TO DO: Please output every line of the material as it stands, without the pictures.

- - -

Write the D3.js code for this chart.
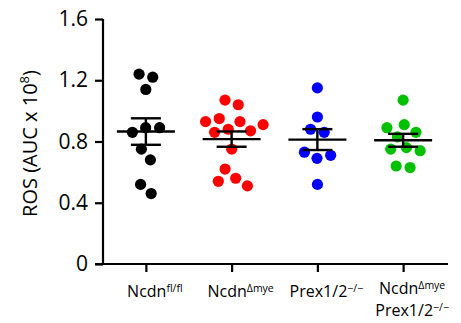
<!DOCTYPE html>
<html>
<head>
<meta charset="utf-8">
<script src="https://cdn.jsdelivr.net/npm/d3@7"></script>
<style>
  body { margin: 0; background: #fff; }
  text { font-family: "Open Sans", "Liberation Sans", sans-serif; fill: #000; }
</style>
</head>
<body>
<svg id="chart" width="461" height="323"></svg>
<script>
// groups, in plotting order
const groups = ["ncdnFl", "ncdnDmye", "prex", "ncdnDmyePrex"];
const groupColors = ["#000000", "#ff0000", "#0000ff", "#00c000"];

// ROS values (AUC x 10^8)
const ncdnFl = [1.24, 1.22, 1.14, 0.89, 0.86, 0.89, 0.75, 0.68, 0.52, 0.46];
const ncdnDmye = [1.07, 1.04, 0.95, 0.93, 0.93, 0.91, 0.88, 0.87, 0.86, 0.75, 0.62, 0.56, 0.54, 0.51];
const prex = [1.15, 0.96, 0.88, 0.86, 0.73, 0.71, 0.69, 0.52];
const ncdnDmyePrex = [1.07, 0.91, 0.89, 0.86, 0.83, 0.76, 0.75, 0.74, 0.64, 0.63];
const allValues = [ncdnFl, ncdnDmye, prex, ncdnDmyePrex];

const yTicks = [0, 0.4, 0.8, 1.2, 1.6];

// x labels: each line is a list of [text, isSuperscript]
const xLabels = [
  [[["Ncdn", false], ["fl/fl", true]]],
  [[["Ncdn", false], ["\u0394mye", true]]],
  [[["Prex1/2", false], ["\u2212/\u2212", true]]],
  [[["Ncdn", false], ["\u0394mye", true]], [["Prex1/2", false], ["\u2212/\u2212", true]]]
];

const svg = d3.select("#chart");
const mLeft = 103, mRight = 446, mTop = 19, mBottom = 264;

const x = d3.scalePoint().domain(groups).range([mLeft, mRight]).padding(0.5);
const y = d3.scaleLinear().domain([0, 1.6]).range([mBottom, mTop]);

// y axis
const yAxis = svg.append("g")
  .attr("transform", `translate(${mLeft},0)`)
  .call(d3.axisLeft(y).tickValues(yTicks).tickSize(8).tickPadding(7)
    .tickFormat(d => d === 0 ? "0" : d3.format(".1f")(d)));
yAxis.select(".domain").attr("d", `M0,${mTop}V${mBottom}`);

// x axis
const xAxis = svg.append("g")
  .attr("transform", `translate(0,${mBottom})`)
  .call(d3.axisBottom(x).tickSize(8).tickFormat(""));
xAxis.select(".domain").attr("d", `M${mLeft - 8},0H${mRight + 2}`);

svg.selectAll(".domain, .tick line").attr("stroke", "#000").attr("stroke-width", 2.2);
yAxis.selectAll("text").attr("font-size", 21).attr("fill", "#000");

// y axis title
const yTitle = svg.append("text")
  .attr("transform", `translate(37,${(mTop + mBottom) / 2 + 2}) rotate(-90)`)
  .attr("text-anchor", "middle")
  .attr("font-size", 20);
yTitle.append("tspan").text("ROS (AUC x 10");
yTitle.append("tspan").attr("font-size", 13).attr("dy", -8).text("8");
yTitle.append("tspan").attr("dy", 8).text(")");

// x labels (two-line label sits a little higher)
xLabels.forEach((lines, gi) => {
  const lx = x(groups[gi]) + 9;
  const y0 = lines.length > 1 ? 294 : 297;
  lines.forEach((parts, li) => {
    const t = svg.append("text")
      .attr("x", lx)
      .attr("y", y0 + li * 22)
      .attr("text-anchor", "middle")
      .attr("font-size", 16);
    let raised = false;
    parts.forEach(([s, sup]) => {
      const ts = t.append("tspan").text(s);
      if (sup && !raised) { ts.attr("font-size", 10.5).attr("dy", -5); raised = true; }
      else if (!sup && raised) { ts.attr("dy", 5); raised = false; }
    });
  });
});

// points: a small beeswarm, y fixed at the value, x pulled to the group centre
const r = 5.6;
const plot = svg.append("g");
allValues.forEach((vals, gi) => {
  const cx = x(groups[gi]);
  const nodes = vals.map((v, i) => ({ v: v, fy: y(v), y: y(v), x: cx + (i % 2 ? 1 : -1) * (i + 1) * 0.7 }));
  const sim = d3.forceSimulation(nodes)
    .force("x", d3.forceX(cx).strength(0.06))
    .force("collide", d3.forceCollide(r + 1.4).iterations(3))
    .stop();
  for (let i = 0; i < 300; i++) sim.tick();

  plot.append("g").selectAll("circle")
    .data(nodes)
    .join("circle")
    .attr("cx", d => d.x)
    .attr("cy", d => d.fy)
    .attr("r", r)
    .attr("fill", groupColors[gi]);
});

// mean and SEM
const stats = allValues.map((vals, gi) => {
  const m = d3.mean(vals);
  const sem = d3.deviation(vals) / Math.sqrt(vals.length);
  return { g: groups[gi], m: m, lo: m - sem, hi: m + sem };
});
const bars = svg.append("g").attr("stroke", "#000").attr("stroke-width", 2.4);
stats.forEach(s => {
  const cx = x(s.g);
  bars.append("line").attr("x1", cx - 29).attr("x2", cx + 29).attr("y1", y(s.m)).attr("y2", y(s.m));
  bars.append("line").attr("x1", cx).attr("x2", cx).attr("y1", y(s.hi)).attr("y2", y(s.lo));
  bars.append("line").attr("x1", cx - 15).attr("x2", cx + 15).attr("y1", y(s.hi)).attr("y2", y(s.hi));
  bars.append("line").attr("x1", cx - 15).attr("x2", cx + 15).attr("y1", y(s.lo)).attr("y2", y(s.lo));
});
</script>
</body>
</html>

- - -

FINISHED EXERCISE:
Write the D3.js code for this chart.
<!DOCTYPE html>
<html>
<head>
<meta charset="utf-8">
<script src="https://cdn.jsdelivr.net/npm/d3@7"></script>
<style>
  body { margin: 0; background: #fff; }
  text { font-family: "Open Sans", "Liberation Sans", sans-serif; fill: #000; }
</style>
</head>
<body>
<svg id="chart" width="461" height="323"></svg>
<script>
// groups, in plotting order
const groups = ["ncdnFl", "ncdnDmye", "prex", "ncdnDmyePrex"];
const groupColors = ["#000000", "#ff0000", "#0000ff", "#00c000"];

// ROS values (AUC x 10^8)
const ncdnFl = [1.24, 1.22, 1.14, 0.89, 0.86, 0.89, 0.75, 0.68, 0.52, 0.46];
const ncdnDmye = [1.07, 1.04, 0.95, 0.93, 0.93, 0.91, 0.88, 0.87, 0.86, 0.75, 0.62, 0.56, 0.54, 0.51];
const prex = [1.15, 0.96, 0.88, 0.86, 0.73, 0.71, 0.69, 0.52];
const ncdnDmyePrex = [1.07, 0.91, 0.89, 0.86, 0.83, 0.76, 0.75, 0.74, 0.64, 0.63];
const allValues = [ncdnFl, ncdnDmye, prex, ncdnDmyePrex];

const yTicks = [0, 0.4, 0.8, 1.2, 1.6];

// x labels: each line is a list of [text, isSuperscript]
const xLabels = [
  [[["Ncdn", false], ["fl/fl", true]]],
  [[["Ncdn", false], ["\u0394mye", true]]],
  [[["Prex1/2", false], ["\u2212/\u2212", true]]],
  [[["Ncdn", false], ["\u0394mye", true]], [["Prex1/2", false], ["\u2212/\u2212", true]]]
];

const svg = d3.select("#chart");
const mLeft = 103, mRight = 446, mTop = 19, mBottom = 264;

const x = d3.scalePoint().domain(groups).range([mLeft, mRight]).padding(0.5);
const y = d3.scaleLinear().domain([0, 1.6]).range([mBottom, mTop]);

// y axis
const yAxis = svg.append("g")
  .attr("transform", `translate(${mLeft},0)`)
  .call(d3.axisLeft(y).tickValues(yTicks).tickSize(8).tickPadding(7)
    .tickFormat(d => d === 0 ? "0" : d3.format(".1f")(d)));
yAxis.select(".domain").attr("d", `M0,${mTop}V${mBottom}`);

// x axis
const xAxis = svg.append("g")
  .attr("transform", `translate(0,${mBottom})`)
  .call(d3.axisBottom(x).tickSize(8).tickFormat(""));
xAxis.select(".domain").attr("d", `M${mLeft - 8},0H${mRight + 2}`);

svg.selectAll(".domain, .tick line").attr("stroke", "#000").attr("stroke-width", 2.2);
yAxis.selectAll("text").attr("font-size", 21).attr("fill", "#000");

// y axis title
const yTitle = svg.append("text")
  .attr("transform", `translate(37,${(mTop + mBottom) / 2 + 2}) rotate(-90)`)
  .attr("text-anchor", "middle")
  .attr("font-size", 20);
yTitle.append("tspan").text("ROS (AUC x 10");
yTitle.append("tspan").attr("font-size", 13).attr("dy", -8).text("8");
yTitle.append("tspan").attr("dy", 8).text(")");

// x labels (two-line label sits a little higher)
xLabels.forEach((lines, gi) => {
  const lx = x(groups[gi]) + 9;
  const y0 = lines.length > 1 ? 294 : 297;
  lines.forEach((parts, li) => {
    const t = svg.append("text")
      .attr("x", lx)
      .attr("y", y0 + li * 22)
      .attr("text-anchor", "middle")
      .attr("font-size", 16);
    let raised = false;
    parts.forEach(([s, sup]) => {
      const ts = t.append("tspan").text(s);
      if (sup && !raised) { ts.attr("font-size", 10.5).attr("dy", -5); raised = true; }
      else if (!sup && raised) { ts.attr("dy", 5); raised = false; }
    });
  });
});

// points: a small beeswarm, y fixed at the value, x pulled to the group centre
const r = 5.6;
const plot = svg.append("g");
allValues.forEach((vals, gi) => {
  const cx = x(groups[gi]);
  const nodes = vals.map((v, i) => ({ v: v, fy: y(v), y: y(v), x: cx + (i % 2 ? 1 : -1) * (i + 1) * 0.7 }));
  const sim = d3.forceSimulation(nodes)
    .force("x", d3.forceX(cx).strength(0.06))
    .force("collide", d3.forceCollide(r + 1.4).iterations(3))
    .stop();
  for (let i = 0; i < 300; i++) sim.tick();

  plot.append("g").selectAll("circle")
    .data(nodes)
    .join("circle")
    .attr("cx", d => d.x)
    .attr("cy", d => d.fy)
    .attr("r", r)
    .attr("fill", groupColors[gi]);
});

// mean and SEM
const stats = allValues.map((vals, gi) => {
  const m = d3.mean(vals);
  const sem = d3.deviation(vals) / Math.sqrt(vals.length);
  return { g: groups[gi], m: m, lo: m - sem, hi: m + sem };
});
const bars = svg.append("g").attr("stroke", "#000").attr("stroke-width", 2.4);
stats.forEach(s => {
  const cx = x(s.g);
  bars.append("line").attr("x1", cx - 29).attr("x2", cx + 29).attr("y1", y(s.m)).attr("y2", y(s.m));
  bars.append("line").attr("x1", cx).attr("x2", cx).attr("y1", y(s.hi)).attr("y2", y(s.lo));
  bars.append("line").attr("x1", cx - 15).attr("x2", cx + 15).attr("y1", y(s.hi)).attr("y2", y(s.hi));
  bars.append("line").attr("x1", cx - 15).attr("x2", cx + 15).attr("y1", y(s.lo)).attr("y2", y(s.lo));
});
</script>
</body>
</html>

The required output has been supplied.